Analisis Kinerja Bupati dan Wali Kota dalam Mengentaskan Kemiskinan: Sebuah Tinjauan Komprehensif
Pendahuluan
Kemiskinan adalah masalah struktural dan multidimensional yang terus menjadi tantangan utama bagi pembangunan di Indonesia. Meskipun angka kemiskinan nasional menunjukkan tren penurunan dalam beberapa dekade terakhir, disparitas antar daerah masih sangat kentara. Di sinilah peran Bupati dan Wali Kota sebagai kepala pemerintahan daerah menjadi krusial. Mereka adalah ujung tombak dalam merumuskan, mengimplementasikan, dan mengevaluasi kebijakan serta program pengentasan kemiskinan yang relevan dengan konteks lokal. Analisis kinerja mereka tidak hanya penting untuk mengukur efektivitas program, tetapi juga untuk mengidentifikasi praktik terbaik dan area yang memerlukan perbaikan. Artikel ini akan mengulas secara komprehensif kinerja Bupati dan Wali Kota dalam upaya mengentaskan kemiskinan, mencakup indikator keberhasilan, strategi, tantangan, dan rekomendasi kebijakan.
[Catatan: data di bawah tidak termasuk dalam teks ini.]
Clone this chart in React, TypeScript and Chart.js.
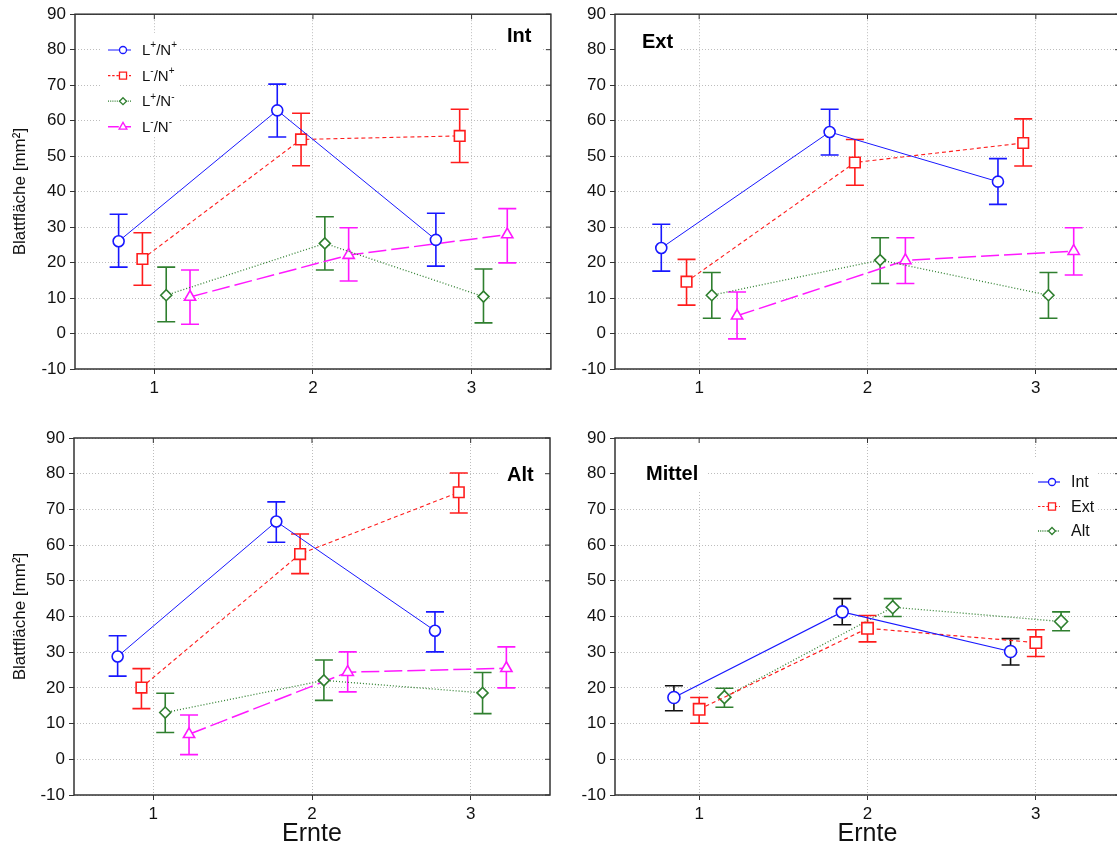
import React, { useEffect, useRef } from "react";
import { Chart, registerables } from "chart.js";

Chart.register(...registerables);

// ---------- data ----------
const harvests = [1, 2, 3];
const yTickValues = [-10, 0, 10, 20, 30, 40, 50, 60, 70, 80, 90];
const treatmentLabels = ["L⁺/N⁺", "L⁻/N⁺", "L⁺/N⁻", "L⁻/N⁻"];
const siteLabels = ["Int", "Ext", "Alt"];
const panelTitles = ["Int", "Ext", "Alt", "Mittel"];
const treatmentOffsets = [-0.225, -0.075, 0.075, 0.225];
const siteOffsets = [-0.15, 0, 0.15];

// Int
const intMeans = [[26.0, 62.9, 26.4], [21.0, 54.7, 55.7], [10.8, 25.4, 10.4], [10.3, 22.1, 27.9]];
const intLower = [[18.7, 55.4, 19.0], [13.6, 47.3, 48.2], [3.3, 17.9, 3.0], [2.6, 14.8, 19.9]];
const intUpper = [[33.6, 70.3, 33.9], [28.4, 62.1, 63.2], [18.7, 32.9, 18.2], [17.9, 29.8, 35.2]];
// Ext
const extMeans = [[24.1, 56.8, 42.8], [14.6, 48.2, 53.7], [10.8, 20.7, 10.8], [5.0, 20.6, 23.2]];
const extLower = [[17.6, 50.3, 36.4], [8.0, 41.8, 47.2], [4.3, 14.1, 4.3], [-1.5, 14.1, 16.5]];
const extUpper = [[30.8, 63.2, 49.3], [20.9, 54.7, 60.5], [17.2, 27.0, 17.2], [11.7, 27.0, 29.8]];
// Alt
const altMeans = [[28.8, 66.6, 36.0], [20.1, 57.5, 74.8], [13.1, 22.1, 18.6], [7.0, 24.4, 25.5]];
const altLower = [[23.3, 60.8, 30.1], [14.2, 52.0, 69.0], [7.5, 16.5, 12.8], [1.3, 18.9, 20.0]];
const altUpper = [[34.6, 72.1, 41.3], [25.4, 63.1, 80.2], [18.5, 27.8, 24.3], [12.4, 30.1, 31.5]];
// Mittel
const mittelMeans = [[17.3, 41.3, 30.2], [14.0, 36.7, 32.7], [17.4, 42.6, 38.6]];
const mittelLower = [[13.6, 37.7, 26.4], [10.1, 32.9, 28.8], [14.6, 40.0, 36.0]];
const mittelUpper = [[20.6, 45.0, 33.8], [17.3, 40.3, 36.3], [19.9, 45.0, 41.3]];

// ---------- styles ----------
const FONT = '"Liberation Sans", Arial, Helvetica, sans-serif';
const BLUE = "#1818ff";
const RED = "#ff1c1c";
const GREEN = "#2f7f2f";
const MAGENTA = "#ff18ff";

type SeriesStyle = {
  color: string; errColor: string; dash: number[]; lineWidth: number;
  pointStyle: string; radius: number; legendRadius: number;
};

const treatmentStyles: SeriesStyle[] = [
  { color: BLUE, errColor: BLUE, dash: [], lineWidth: 1, pointStyle: "circle", radius: 5.5, legendRadius: 3.5 },
  { color: RED, errColor: RED, dash: [4, 3], lineWidth: 1.1, pointStyle: "rect", radius: 7.5, legendRadius: 5 },
  { color: GREEN, errColor: GREEN, dash: [1, 2], lineWidth: 1.3, pointStyle: "rectRot", radius: 5.5, legendRadius: 3.5 },
  { color: MAGENTA, errColor: MAGENTA, dash: [18, 5], lineWidth: 1.5, pointStyle: "triangle", radius: 6.5, legendRadius: 4.5 },
];
const siteStyles: SeriesStyle[] = [
  { color: BLUE, errColor: "#111", dash: [], lineWidth: 1.2, pointStyle: "circle", radius: 6, legendRadius: 3.5 },
  { color: RED, errColor: RED, dash: [4, 3], lineWidth: 1.2, pointStyle: "rect", radius: 8, legendRadius: 5 },
  { color: GREEN, errColor: GREEN, dash: [1, 2], lineWidth: 1.3, pointStyle: "rectRot", radius: 6.5, legendRadius: 3.5 },
];

type PanelSpec = {
  left: number; top: number; w: number; h: number;
  padTop: number; padRight: number; yWidth: number; xHeight: number;
  yTitle: boolean; xTitle: boolean;
  title: string; titleX: number; titleY: number;
  boxes: number[][];
  legend: { labels: string[]; styles: SeriesStyle[]; y0: number; dy: number; lx0: number; lx1: number; mx: number; tx: number; size: number };
  means: number[][]; lower: number[][]; upper: number[][]; offsets: number[]; styles: SeriesStyle[]; labels: string[];
};

const panels: PanelSpec[] = [
  {
    left: 0, top: 0, w: 560, h: 410, padTop: 13, padRight: 7, yWidth: 75, xHeight: 41,
    yTitle: true, xTitle: false, title: panelTitles[0], titleX: 507, titleY: 42,
    boxes: [[496, 14, 46, 37], [100, 33, 78, 103]],
    legend: { labels: treatmentLabels, styles: treatmentStyles, y0: 50, dy: 25.6, lx0: 108, lx1: 131, mx: 123, tx: 142, size: 15 },
    means: intMeans, lower: intLower, upper: intUpper, offsets: treatmentOffsets, styles: treatmentStyles, labels: treatmentLabels,
  },
  {
    left: 560, top: 0, w: 570, h: 410, padTop: 13, padRight: 10, yWidth: 55, xHeight: 41,
    yTitle: false, xTitle: false, title: panelTitles[1], titleX: 82, titleY: 48,
    boxes: [[55, 14, 66, 40]],
    legend: null as any,
    means: extMeans, lower: extLower, upper: extUpper, offsets: treatmentOffsets, styles: treatmentStyles, labels: treatmentLabels,
  },
  {
    left: 0, top: 420, w: 560, h: 429, padTop: 18, padRight: 10, yWidth: 74, xHeight: 54,
    yTitle: true, xTitle: true, title: panelTitles[2], titleX: 507, titleY: 61,
    boxes: [[498, 19, 52, 50]],
    legend: null as any,
    means: altMeans, lower: altLower, upper: altUpper, offsets: treatmentOffsets, styles: treatmentStyles, labels: treatmentLabels,
  },
  {
    left: 560, top: 420, w: 570, h: 429, padTop: 18, padRight: 10, yWidth: 55, xHeight: 54,
    yTitle: false, xTitle: true, title: panelTitles[3], titleX: 86, titleY: 60,
    boxes: [[56, 19, 90, 51], [475, 37, 61, 83]],
    legend: { labels: siteLabels, styles: siteStyles, y0: 62, dy: 24.5, lx0: 478, lx1: 500, mx: 492, tx: 511, size: 16 },
    means: mittelMeans, lower: mittelLower, upper: mittelUpper, offsets: siteOffsets, styles: siteStyles, labels: siteLabels,
  },
];

// ---------- drawing helpers ----------
function drawMarker(ctx: CanvasRenderingContext2D, style: string, x: number, y: number, r: number) {
  ctx.beginPath();
  if (style === "circle") {
    ctx.arc(x, y, r, 0, Math.PI * 2);
  } else if (style === "rect") {
    const s = r * Math.SQRT1_2;
    ctx.rect(x - s, y - s, 2 * s, 2 * s);
  } else if (style === "rectRot") {
    ctx.moveTo(x, y - r); ctx.lineTo(x + r, y); ctx.lineTo(x, y + r); ctx.lineTo(x - r, y); ctx.closePath();
  } else if (style === "triangle") {
    ctx.moveTo(x, y - r);
    ctx.lineTo(x + r * Math.sin((2 * Math.PI) / 3), y - r * Math.cos((2 * Math.PI) / 3));
    ctx.lineTo(x + r * Math.sin((4 * Math.PI) / 3), y - r * Math.cos((4 * Math.PI) / 3));
    ctx.closePath();
  }
  ctx.fill();
  ctx.stroke();
}

function drawRichLabel(ctx: CanvasRenderingContext2D, label: string, x: number, y: number, size: number) {
  const runs: { t: string; sup: boolean }[] = [];
  for (const ch of label) {
    const sup = ch === "⁺" || ch === "⁻";
    const t = ch === "⁺" ? "+" : ch === "⁻" ? "-" : ch;
    if (runs.length && runs[runs.length - 1].sup === sup) runs[runs.length - 1].t += t;
    else runs.push({ t, sup });
  }
  let cx = x;
  ctx.textBaseline = "middle";
  ctx.textAlign = "left";
  for (const r of runs) {
    ctx.font = r.sup ? `${Math.round(size * 0.68)}px ${FONT}` : `${size}px ${FONT}`;
    ctx.fillText(r.t, cx, r.sup ? y - size * 0.36 : y);
    cx += ctx.measureText(r.t).width;
  }
}

function makeDecor(p: PanelSpec) {
  return {
    id: "decor",
    beforeDatasetsDraw(chart: any) {
      const ctx: CanvasRenderingContext2D = chart.ctx;
      const xs = chart.scales.x;
      const ys = chart.scales.y;
      ctx.save();
      ctx.fillStyle = "#ffffff";
      p.boxes.forEach((b) => ctx.fillRect(b[0], b[1], b[2], b[3]));
      // error bars
      const cap = 9;
      chart.data.datasets.forEach((ds: any) => {
        ctx.strokeStyle = ds.errColor;
        ctx.lineWidth = 1.6;
        ctx.setLineDash([]);
        ds.data.forEach((pt: any, j: number) => {
          const px = xs.getPixelForValue(pt.x);
          const lo = ys.getPixelForValue(ds.errLow[j]);
          const hi = ys.getPixelForValue(ds.errHigh[j]);
          ctx.beginPath();
          ctx.moveTo(px, lo); ctx.lineTo(px, hi);
          ctx.moveTo(px - cap, lo); ctx.lineTo(px + cap, lo);
          ctx.moveTo(px - cap, hi); ctx.lineTo(px + cap, hi);
          ctx.stroke();
        });
      });
      ctx.restore();
    },
    afterDatasetsDraw(chart: any) {
      const ctx: CanvasRenderingContext2D = chart.ctx;
      const ca = chart.chartArea;
      const xs = chart.scales.x;
      const ys = chart.scales.y;
      ctx.save();
      ctx.setLineDash([]);
      // frame
      ctx.strokeStyle = "#333";
      ctx.lineWidth = 1.5;
      ctx.strokeRect(ca.left, ca.top, ca.right - ca.left, ca.bottom - ca.top);
      // inward ticks on top and right
      ctx.lineWidth = 1;
      ctx.beginPath();
      harvests.forEach((v) => {
        const px = xs.getPixelForValue(v);
        ctx.moveTo(px, ca.top); ctx.lineTo(px, ca.top + 5);
      });
      yTickValues.forEach((v) => {
        const py = ys.getPixelForValue(v);
        ctx.moveTo(ca.right, py); ctx.lineTo(ca.right - 5, py);
      });
      ctx.stroke();
      // panel title
      ctx.fillStyle = "#000";
      ctx.font = `bold 20px ${FONT}`;
      ctx.textBaseline = "alphabetic";
      ctx.textAlign = "left";
      ctx.fillText(p.title, p.titleX, p.titleY);
      // legend
      const lg = p.legend;
      if (lg) {
        lg.labels.forEach((label, k) => {
          const st = lg.styles[k];
          const yy = lg.y0 + k * lg.dy;
          ctx.strokeStyle = st.color;
          ctx.lineWidth = st.lineWidth;
          ctx.setLineDash(st.dash.length ? st.dash.map((d) => Math.max(1, d * 0.6)) : []);
          ctx.beginPath();
          ctx.moveTo(lg.lx0, yy); ctx.lineTo(lg.lx1, yy);
          ctx.stroke();
          ctx.setLineDash([]);
          ctx.fillStyle = "#fff";
          ctx.lineWidth = 1.3;
          drawMarker(ctx, st.pointStyle, lg.mx, yy, st.legendRadius);
          ctx.fillStyle = "#111";
          drawRichLabel(ctx, label, lg.tx, yy + 1, lg.size);
        });
      }
      ctx.restore();
    },
  };
}

function buildConfig(p: PanelSpec): any {
  const datasets = p.means.map((m, i) => {
    const st = p.styles[i];
    return {
      label: p.labels[i],
      data: harvests.map((h, j) => ({ x: h + p.offsets[i], y: m[j] })),
      errLow: p.lower[i],
      errHigh: p.upper[i],
      errColor: st.errColor,
      borderColor: st.color,
      borderWidth: st.lineWidth,
      borderDash: st.dash,
      pointStyle: st.pointStyle,
      pointRadius: st.radius,
      pointBackgroundColor: "#ffffff",
      pointBorderColor: st.color,
      pointBorderWidth: 1.6,
      fill: false,
      showLine: true,
      tension: 0,
    };
  });
  const gridOpts = {
    color: "#bdbdbd",
    lineWidth: 1,
    drawTicks: true,
    tickLength: 5,
    tickColor: "#333",
    tickWidth: 1,
    tickBorderDash: [],
  };
  return {
    type: "line",
    data: { datasets },
    options: {
      animation: false,
      responsive: false,
      devicePixelRatio: 1,
      layout: { padding: { top: p.padTop, right: p.padRight, left: 0, bottom: 0 } },
      plugins: { legend: { display: false }, tooltip: { enabled: false }, title: { display: false } },
      scales: {
        x: {
          type: "linear",
          min: 0.5,
          max: 3.5,
          afterBuildTicks: (s: any) => { s.ticks = harvests.map((v) => ({ value: v })); },
          afterFit: (s: any) => { s.height = p.xHeight; },
          grid: gridOpts,
          border: { display: false, dash: [1, 2] },
          ticks: { font: { family: FONT, size: 17 }, color: "#111", padding: 4, maxRotation: 0, autoSkip: false, callback: (v: any) => String(v) },
          title: { display: p.xTitle, text: "Ernte", font: { family: FONT, size: 25 }, color: "#111", padding: { top: 0, bottom: 0 } },
        },
        y: {
          type: "linear",
          min: -10,
          max: 90,
          afterBuildTicks: (s: any) => { s.ticks = yTickValues.map((v) => ({ value: v })); },
          afterFit: (s: any) => { s.width = p.yWidth; },
          grid: gridOpts,
          border: { display: false, dash: [1, 2] },
          ticks: { font: { family: FONT, size: 17 }, color: "#111", padding: 4, autoSkip: false, callback: (v: any) => String(v) },
          title: { display: p.yTitle, text: "Blattfläche [mm²]", font: { family: FONT, size: 17 }, color: "#111", padding: { top: 10, bottom: 0 } },
        },
      },
    },
    plugins: [makeDecor(p)],
  };
}

function Panel({ p }: { p: PanelSpec }) {
  const ref = useRef<HTMLCanvasElement>(null);
  useEffect(() => {
    const chart = new Chart(ref.current as HTMLCanvasElement, buildConfig(p));
    return () => chart.destroy();
  }, []);
  return (
    <canvas
      ref={ref}
      width={p.w}
      height={p.h}
      style={{ position: "absolute", left: p.left, top: p.top, width: p.w, height: p.h }}
    />
  );
}

export default function App() {
  return (
    <div style={{ position: "fixed", left: 0, top: 0, width: 1117, height: 849, overflow: "hidden", background: "#fff" }}>
      {panels.map((p, i) => (
        <Panel key={i} p={p} />
      ))}
    </div>
  );
}
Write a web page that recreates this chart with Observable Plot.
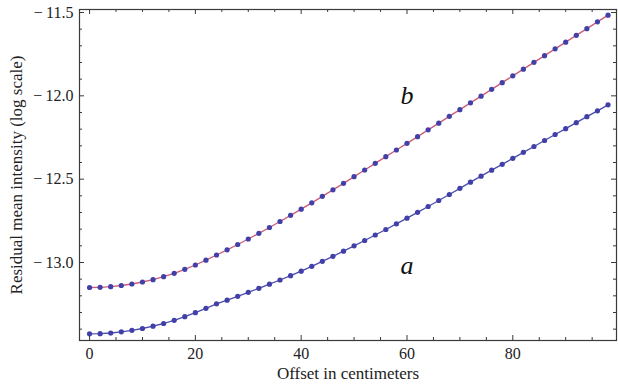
<!DOCTYPE html>
<html>
<head>
<meta charset="utf-8">
<script src="https://cdn.jsdelivr.net/npm/d3@7"></script>
<script src="https://cdn.jsdelivr.net/npm/@observablehq/plot@0.6"></script>
<style>
  html, body { margin: 0; padding: 0; background: #fff; }
  #chart svg { display: block; }
  #chart svg text { font-family: 'Liberation Serif', 'Times New Roman', serif; }
</style>
</head>
<body>
<div id="chart"></div>
<script>
// Offsets in centimeters (one point every 2 cm)
const offsets = [0,2,4,6,8,10,12,14,16,18,20,22,24,26,28,30,32,34,36,38,40,42,44,46,48,
                 50,52,54,56,58,60,62,64,66,68,70,72,74,76,78,80,82,84,86,88,90,92,94,96,98];

// Curve a (lower)
const seriesA = [-13.428,-13.427,-13.423,-13.416,-13.407,-13.396,-13.382,-13.366,-13.347,-13.325,
                 -13.301,-13.275,-13.248,-13.226,-13.203,-13.179,-13.155,-13.130,-13.105,-13.079,
                 -13.052,-13.023,-12.993,-12.963,-12.932,-12.900,-12.868,-12.835,-12.802,-12.768,
                 -12.734,-12.699,-12.664,-12.628,-12.592,-12.555,-12.518,-12.482,-12.446,-12.411,
                 -12.375,-12.339,-12.304,-12.268,-12.232,-12.197,-12.161,-12.125,-12.090,-12.054];

// Curve b (upper)
const seriesB = [-13.150,-13.149,-13.145,-13.138,-13.129,-13.117,-13.103,-13.085,-13.065,-13.041,
                 -13.015,-12.986,-12.955,-12.924,-12.892,-12.859,-12.825,-12.790,-12.754,-12.717,
                 -12.680,-12.642,-12.603,-12.564,-12.525,-12.485,-12.445,-12.405,-12.365,-12.325,
                 -12.285,-12.245,-12.204,-12.164,-12.123,-12.083,-12.042,-12.002,-11.961,-11.921,
                 -11.880,-11.840,-11.799,-11.759,-11.718,-11.678,-11.637,-11.597,-11.556,-11.516];

const xMajorTicks = [0, 20, 40, 60, 80];
const xMinorTicks = [5,10,15,25,30,35,45,50,55,65,70,75,85,90,95];
const yMajorTicks = [-13.0, -12.5, -12.0, -11.5];
const yMinorTicks = [-13.4,-13.3,-13.2,-13.1,-12.9,-12.8,-12.7,-12.6,-12.4,-12.3,-12.2,-12.1,-11.9,-11.8,-11.7,-11.6];

const curveLabels = [{name: "b", x: 60, y: -12.0}, {name: "a", x: 60, y: -13.02}];
const xTitle = "Offset in centimeters";
const yTitle = "Residual mean intensity (log scale)";

const dataA = offsets.map((x, i) => ({x, y: seriesA[i]}));
const dataB = offsets.map((x, i) => ({x, y: seriesB[i]}));

const font = "'Liberation Serif', 'Times New Roman', serif";
const frameColor = "#3a3a3a";
const dotColor = "#4040a8";

const W = 618, H = 388, mL = 79, mR = 2, mT = 9, mB = 48;
const xDom = [-1.9, 99.6];
const yDom = [-13.468, -11.482];
// pixel lengths of ticks converted to data units
const pxX = (xDom[1] - xDom[0]) / (W - mL - mR);
const pxY = (yDom[1] - yDom[0]) / (H - mT - mB);
const majLen = 5, minLen = 3;

const fmtY = d => "\u2212\u2009" + Math.abs(d).toFixed(1);

function xTicks(ticks, len) {
  return [
    Plot.ruleX(ticks, {x: d => d, y1: yDom[0], y2: yDom[0] + len * pxY, stroke: frameColor, strokeWidth: 1}),
    Plot.ruleX(ticks, {x: d => d, y1: yDom[1], y2: yDom[1] - len * pxY, stroke: frameColor, strokeWidth: 1})
  ];
}
function yTicks(ticks, len) {
  return [
    Plot.ruleY(ticks, {y: d => d, x1: xDom[0], x2: xDom[0] + len * pxX, stroke: frameColor, strokeWidth: 1}),
    Plot.ruleY(ticks, {y: d => d, x1: xDom[1], x2: xDom[1] - len * pxX, stroke: frameColor, strokeWidth: 1})
  ];
}

const chart = Plot.plot({
  width: W,
  height: H,
  marginLeft: mL,
  marginRight: mR,
  marginTop: mT,
  marginBottom: mB,
  style: {fontFamily: font, fontSize: "16px", color: "#222", background: "#fff"},
  x: {domain: xDom},
  y: {domain: yDom},
  marks: [
    // tick labels
    Plot.axisX(xMajorTicks, {anchor: "bottom", tickSize: 0, tickPadding: 7, label: null, fontSize: 16, fontFamily: font, fontVariant: "normal"}),
    Plot.axisY(yMajorTicks, {anchor: "left", tickSize: 0, tickPadding: 6, tickFormat: fmtY, label: null, fontSize: 16, fontFamily: font, fontVariant: "normal"}),
    // inward ticks, all four sides
    ...xTicks(xMajorTicks, majLen),
    ...xTicks(xMinorTicks, minLen),
    ...yTicks(yMajorTicks, majLen),
    ...yTicks(yMinorTicks, minLen),
    Plot.frame({stroke: frameColor, strokeWidth: 1.2}),
    // curves
    Plot.line(dataB, {x: "x", y: "y", stroke: "#cf5a78", strokeWidth: 1.3}),
    Plot.line(dataA, {x: "x", y: "y", stroke: "#4b4bb0", strokeWidth: 1.3}),
    Plot.dot(dataB, {x: "x", y: "y", r: 2.6, fill: dotColor, stroke: "none"}),
    Plot.dot(dataA, {x: "x", y: "y", r: 2.6, fill: dotColor, stroke: "none"}),
    // curve labels
    Plot.text(curveLabels, {x: "x", y: "y", text: "name", fontSize: 26, fontStyle: "italic", fontFamily: font, fill: "#111"}),
    // axis titles
    Plot.text([xTitle], {frameAnchor: "bottom", dy: 38, fontSize: 17, fontFamily: font, fill: "#222"}),
    Plot.text([yTitle], {frameAnchor: "left", textAnchor: "middle", dx: -63, rotate: -90, fontSize: 17, fontFamily: font, fill: "#222"})
  ]
});
document.getElementById("chart").appendChild(chart);
</script>
</body>
</html>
Peran Sentral Bupati dan Wali Kota dalam Pengentasan Kemiskinan
Bupati dan Wali Kota memiliki mandat konstitusional dan kewenangan otonomi daerah yang luas untuk mengelola sumber daya dan merancang kebijakan pembangunan di wilayahnya. Dalam konteks pengentasan kemiskinan, peran mereka mencakup:
- Perumus Kebijakan: Menetapkan visi, misi, dan prioritas daerah yang tercermin dalam Rencana Pembangunan Jangka Menengah Daerah (RPJMD) dan Rencana Kerja Pemerintah Daerah (RKPD), dengan memasukkan agenda pengentasan kemiskinan sebagai program unggulan.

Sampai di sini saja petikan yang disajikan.